Abstract/Summary

We survey 223,916 auroral records from the Northern Hemisphere observed between January 1650 and July 2024, making full allowance for the secular change in the geomagnetic field. We generate criteria for defining extreme auroral events that are met on 0.015% and 0.023% of nights since 1650 and 1790, respectively. After discussing biases and trends in the data, we compare the event of 10-11 May 2024 with other extreme events and investigate the connections to geomagnetic and sunspot activity. Ranking the events by the lowest geomagnetic latitude from which aurora was observed, the second night of the May 2024 event is shown to be the third most extensive known, the most extensive being 4 February 1872. Allowing for dark adaptation of human vision, we find no evidence that this ranking has been greatly influenced by the increased use of modern digital cameras.

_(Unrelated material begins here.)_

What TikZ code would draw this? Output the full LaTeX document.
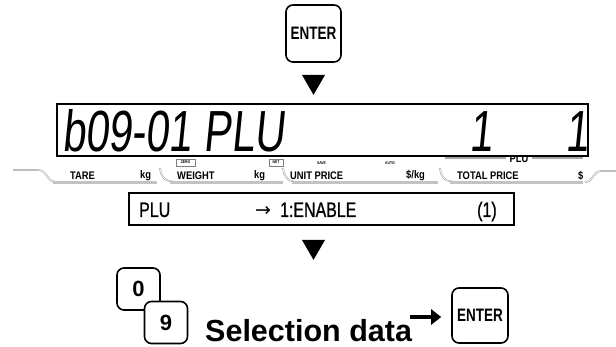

We show that the area of the sunspot group from where the causal CME arises (identified by the associated flare) is weakly anticorrelated with the auroral and geomagnetic response; the scatter being large such that, although the February 1872 event arose from a rather small sunspot group, the May 2024 event arose from a large group, as did the ‘Carrington Events’ of August/September 1859 (ranked 2, 4 and 5). We show that the extreme events all occur during Carrington Rotations for which the average open solar flux, FS exceeds 4 × 1014 Wb) but only 3.6% of Carrington Rotations when FS exceeds this value give an extreme event at Earth.